You published a message from two of us about the Oxford flood scheme (21 April 2022), and on Friday your sister paper published Prof Riki Therivel’s letter setting out her environmental agenda (Oxford Mail 13 May).
Encouragingly we are seeing no environmental objection to the upstream 600 metres of flood channel, getting extra water past Botley Road – phew! because this is vital to residents and businesses in West Oxford.
For the downstream extremity there is also good news. Prof Therivel mentions Kendall Copse, but the application says that work cannot start there until the Copse is no longer a construction compound for the bypass bridge.
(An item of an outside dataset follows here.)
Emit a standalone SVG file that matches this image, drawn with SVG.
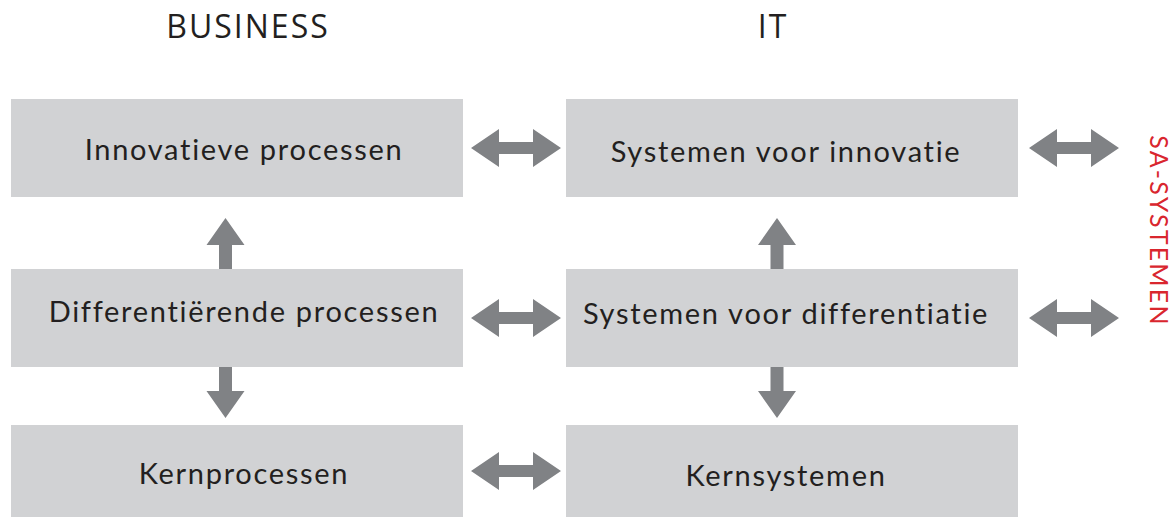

So that sounds like an environmental issue for the bypass, not the flood scheme? That leaves Kennington Pit, where the good news is that one of us (Jonathan Madden) has an offer from the regional director of Network Rail (NR) to `play our part if required‘ should `changes’ be made. An extra 10% predicted climate-change flooding since 2017 is precisely that `change', and Jonathan is therefore making NR’s offer available to the flood scheme, with or without his pumped pipeline, avoiding not just Kennington Pit but all of residential Kennington.
From Prof Therivel’s agenda this leaves 3.5km of meadowland.
In 2019 an independent research scientist asked the Environment Agency to run a flow model with `no-channel‘ meaning no excavation, and we now see that in three out of five meadowland locations the `no-excavation’ design brings equal or lower flood levels compared to the Scheme’s experimental and controversial 2-stage channel. So here we are saying that the remedy is to use the existing channels.